Apenas amanecía, la criada entraba en el frío del cuarto y cerraba la ventana y encendía la gran estufa de porcelana. Y cuando el ambiente ya estaba caldeado llegaba un desayuno de deliciosas confituras de frutas con pan tierno o tostadas y grandes tazones de café, y también podíamos pedir huevos frescos y buen jamón. Había un perro llamado Schnautz que dormía al lado de la cama y era un gran aficionado al esquí, y se montaba en mi espalda o en mi hombro cuando yo me lanzaba pendiente abajo. También era amigo de Mr. Bumby y se iba de paseo con el y con su niñera, caminando al lado del pequeño trineo.

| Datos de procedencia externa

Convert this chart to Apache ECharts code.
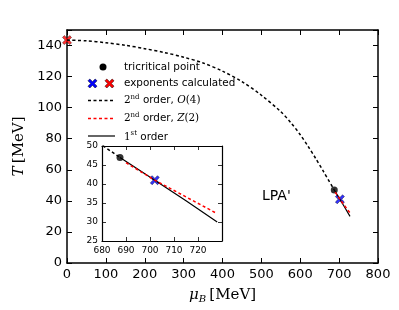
<!DOCTYPE html>
<html><head><meta charset="utf-8">
<script src="https://cdn.jsdelivr.net/npm/echarts@6/dist/echarts.min.js"></script>
<style>html,body{margin:0;padding:0;background:#fff}#c{width:399px;height:310px}</style>
</head><body><div id="c"></div>
<script>
// second order O(4) line (mu_B, T)
const muO4 = [0, 50, 100, 150, 200, 250, 300, 350, 400, 450, 500, 550, 575, 600, 620, 640, 660, 687.5];
const TO4  = [143.5, 143, 141.8, 140.2, 138, 135.5, 132.5, 128.8, 123.5, 116.8, 108, 97.4, 90.6, 82.6, 75.2, 67.2, 58.8, 47];
// first order line
const mu1st = [687.5, 702, 715, 728];
const T1st  = [47, 41, 35.6, 30];
// second order Z(2) line
const muZ2 = [690, 702, 715, 728];
const TZ2  = [45.6, 41, 36.6, 32.2];
// tricritical point
const muTCP = [687.5];
const TTCP  = [47];
// exponents calculated
const muExpBlue = [702];
const TExpBlue  = [41];
const muExpRed  = [0];
const TExpRed   = [143.5];
// ticks
const xTicksMain = [0, 100, 200, 300, 400, 500, 600, 700, 800];
const yTicksMain = [0, 20, 40, 60, 80, 100, 120, 140];
const xTicksInset = [680, 690, 700, 710, 720];
const yTicksInset = [25, 30, 35, 40, 45, 50];

const zip = (a, b) => a.map((v, i) => [v, b[i]]);
const XPATH = 'path://M0,2 L2,0 L5,3 L8,0 L10,2 L7,5 L10,8 L8,10 L5,7 L2,10 L0,8 L3,5 Z';
const XPTS = [[0,2],[2,0],[5,3],[8,0],[10,2],[7,5],[10,8],[8,10],[5,7],[2,10],[0,8],[3,5]];
const xPoly = (cx, cy, s) => XPTS.map(p => [cx + (p[0] - 5) * s / 10, cy + (p[1] - 5) * s / 10]);
const SANS = 'DejaVu Sans';
const SERIF = 'DejaVu Serif';

const chart = echarts.init(document.getElementById('c'), null, {renderer: 'canvas'});

function axisBase(extra) {
  return Object.assign({
    type: 'value',
    axisLine: {show: true, onZero: false, lineStyle: {color: '#000', width: 1.5}},
    axisTick: {show: true, inside: true, length: 5, lineStyle: {color: '#000', width: 1}},
    splitLine: {show: false},
    axisLabel: {show: false}
  }, extra);
}

const mainX = {min: 0, max: 800, interval: 100};
const mainY = {min: 0, max: 150, interval: 20};
const insX = {min: 680, max: 730, interval: 10};
const insY = {min: 25, max: 50, interval: 5};
const insLine = {show: true, onZero: false, lineStyle: {color: '#000', width: 1.2}};
const insTick = {show: true, inside: true, length: 4, lineStyle: {color: '#000', width: 0.8}};

const FS = 10.4;
const richLeg = {
  m: {fontFamily: SERIF, fontSize: FS, fill: '#000', verticalAlign: 'middle'},
  sup: {fontFamily: SERIF, fontSize: 7, fill: '#000', verticalAlign: 'middle', padding: [0, 0, 7, 0]},
  t: {fontFamily: SANS, fontSize: FS, fill: '#000', verticalAlign: 'middle'},
  i: {fontFamily: SERIF, fontStyle: 'italic', fontSize: FS, fill: '#000', verticalAlign: 'middle'}
};

const option = {
  animation: false,
  backgroundColor: '#fff',
  grid: [
    {left: 67, top: 30, width: 311, height: 233},
    {left: 102, top: 146, width: 120, height: 95, show: true, backgroundColor: '#fff', borderWidth: 0}
  ],
  xAxis: [
    axisBase(Object.assign({gridIndex: 0, position: 'bottom',
      axisLabel: {show: true, color: '#000', fontSize: 13, fontFamily: SANS, margin: 5,
        formatter: v => xTicksMain.includes(v) ? String(v) : ''},
      name: '{i|μ}{s|B} {n|[MeV]}', nameLocation: 'middle', nameGap: 23,
      nameTextStyle: {rich: {
        i: {fontFamily: SERIF, fontStyle: 'italic', fontSize: 15, color: '#000'},
        s: {fontFamily: SERIF, fontStyle: 'italic', fontSize: 10, color: '#000', verticalAlign: 'bottom', padding: [8, 0, 0, 0]},
        n: {fontFamily: SERIF, fontSize: 15, color: '#000'}}}
    }, mainX)),
    axisBase(Object.assign({gridIndex: 0, position: 'top'}, mainX)),
    axisBase(Object.assign({gridIndex: 1, position: 'bottom', axisLine: insLine, axisTick: insTick,
      axisLabel: {show: true, color: '#000', fontSize: 9, fontFamily: SANS, margin: 5, showMaxLabel: false,
        formatter: v => xTicksInset.includes(v) ? String(v) : ''}}, insX)),
    axisBase(Object.assign({gridIndex: 1, position: 'top', axisLine: insLine, axisTick: insTick}, insX))
  ],
  yAxis: [
    axisBase(Object.assign({gridIndex: 0, position: 'left',
      axisLabel: {show: true, color: '#000', fontSize: 13, fontFamily: SANS, margin: 5,
        formatter: v => yTicksMain.includes(v) ? String(v) : ''},
      name: '{i|T} {n|[MeV]}', nameLocation: 'middle', nameGap: 32, nameRotate: 90,
      nameTextStyle: {rich: {
        i: {fontFamily: SERIF, fontStyle: 'italic', fontSize: 15, color: '#000'},
        n: {fontFamily: SERIF, fontSize: 15, color: '#000'}}}
    }, mainY)),
    axisBase(Object.assign({gridIndex: 0, position: 'right'}, mainY)),
    axisBase(Object.assign({gridIndex: 1, position: 'left', axisLine: insLine, axisTick: insTick,
      axisLabel: {show: true, color: '#000', fontSize: 9, fontFamily: SANS, margin: 4,
        formatter: v => yTicksInset.includes(v) ? String(v) : ''}}, insY)),
    axisBase(Object.assign({gridIndex: 1, position: 'right', axisLine: insLine, axisTick: insTick}, insY))
  ],
  series: [
    // main panel
    {type: 'line', xAxisIndex: 0, yAxisIndex: 0, data: zip(muO4, TO4), smooth: 0.3, symbol: 'none',
      lineStyle: {color: '#000', width: 1.5, type: [3, 2.5]}},
    {type: 'line', xAxisIndex: 0, yAxisIndex: 0, data: zip(mu1st, T1st), symbol: 'none',
      lineStyle: {color: '#000', width: 1.2}},
    {type: 'line', xAxisIndex: 0, yAxisIndex: 0, data: zip(muZ2, TZ2), symbol: 'none',
      lineStyle: {color: '#ff0000', width: 1.5, type: [3, 2.5]}},
    {type: 'scatter', xAxisIndex: 0, yAxisIndex: 0, data: zip(muTCP, TTCP), symbol: 'circle', symbolSize: 7,
      itemStyle: {color: '#000'}},
    {type: 'scatter', xAxisIndex: 0, yAxisIndex: 0, data: zip(muExpBlue, TExpBlue), symbol: XPATH, symbolSize: 9,
      itemStyle: {color: '#0000ff', borderColor: '#000033', borderWidth: 0.6}},
    {type: 'scatter', xAxisIndex: 0, yAxisIndex: 0, data: zip(muExpRed, TExpRed), symbol: XPATH, symbolSize: 9,
      itemStyle: {color: '#ff0000', borderColor: '#330000', borderWidth: 0.6}},
    // inset
    {type: 'line', xAxisIndex: 2, yAxisIndex: 2, data: zip(muO4, TO4), symbol: 'none', clip: true,
      lineStyle: {color: '#000', width: 1.5, type: [3, 2.5]}},
    {type: 'line', xAxisIndex: 2, yAxisIndex: 2, data: zip(mu1st, T1st), symbol: 'none', clip: true,
      lineStyle: {color: '#000', width: 1.2}},
    {type: 'line', xAxisIndex: 2, yAxisIndex: 2, data: zip(muZ2, TZ2), symbol: 'none', clip: true,
      lineStyle: {color: '#ff0000', width: 1.5, type: [3, 2.5]}},
    {type: 'scatter', xAxisIndex: 2, yAxisIndex: 2, data: zip(muTCP, TTCP), symbol: 'circle', symbolSize: 7,
      itemStyle: {color: '#000'}},
    {type: 'scatter', xAxisIndex: 2, yAxisIndex: 2, data: zip(muExpBlue, TExpBlue), symbol: XPATH, symbolSize: 9,
      itemStyle: {color: '#0000ff', borderColor: '#000033', borderWidth: 0.6}}
  ],
  graphic: [
    // legend
    {type: 'circle', shape: {cx: 103, cy: 67, r: 3.5}, style: {fill: '#000'}},
    {type: 'text', x: 124, y: 62.5, style: {text: 'tricritical point', font: FS + 'px "DejaVu Sans"', fill: '#000'}},
    {type: 'polygon', shape: {points: xPoly(92.5, 83.5, 9)}, style: {fill: '#0000ff', stroke: '#000033', lineWidth: 0.6}},
    {type: 'polygon', shape: {points: xPoly(109.5, 83.5, 9)}, style: {fill: '#ff0000', stroke: '#330000', lineWidth: 0.6}},
    {type: 'text', x: 124, y: 78.5, style: {text: 'exponents calculated', font: FS + 'px "DejaVu Sans"', fill: '#000'}},
    {type: 'line', shape: {x1: 88, y1: 100.5, x2: 115, y2: 100.5}, style: {stroke: '#000', lineWidth: 1.5, lineDash: [3, 2.5]}},
    {type: 'text', x: 124, y: 93.5, style: {rich: richLeg, text: '{m|2}{sup|nd}{t| order, }{i|O}{m|(4)}'}},
    {type: 'line', shape: {x1: 88, y1: 118.5, x2: 115, y2: 118.5}, style: {stroke: '#ff0000', lineWidth: 1.5, lineDash: [3, 2.5]}},
    {type: 'text', x: 124, y: 111.5, style: {rich: richLeg, text: '{m|2}{sup|nd}{t| order, }{i|Z}{m|(2)}'}},
    {type: 'line', shape: {x1: 88, y1: 136, x2: 115, y2: 136}, style: {stroke: '#000', lineWidth: 1.2}},
    {type: 'text', x: 124, y: 130, style: {rich: richLeg, text: '{m|1}{sup|st}{t| order}'}},
    // annotation
    {type: 'text', x: 262, y: 189, style: {text: "LPA'", font: '14px "DejaVu Sans"', fill: '#000'}}
  ]
};
chart.setOption(option);
</script>
</body></html>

Schruns era buen lugar para trabajar. Allí trabajé en la corrección más difícil que hice jamás, en el invierno de 1925 a 1926, cuando tuve que enfrentarme con el borrador de The Sun Also Rises, que me había salido en un sprint de seis semanas, y convertirlo en una novela. No me acuerdo de cuáles fueron los cuentos que escribí allí, pero sé que varios me salieron bien.
Me acuerdo de cómo la nieve crujía a nuestro paso cuando volvíamos de noche por la carretera de la ciudad, en el frío, cargados con los esquís y los palos, mirando las luces y luego viendo por fin las casas, y cuando nos cruzábamos con alguien en la carretera nos saludaba con un «Grüss Gott». La Weinstube estaba siempre llena de campesinos con botas claveteadas y ropas de montañés, y el aire se llenaba de humo y el pavimento de madera estaba rayado por los clavos. Muchos jóvenes habían servido en los regimientos alpinos de Austria, y con un hombre llamado Hans, que trabajaba en el aserradero y era un cazador famoso, nos hicimos amigos porque en la guerra habíamos estado en la misma zona del frente de montaña italiano. Bebíamos todos en compañía y cantábamos canciones montañesas.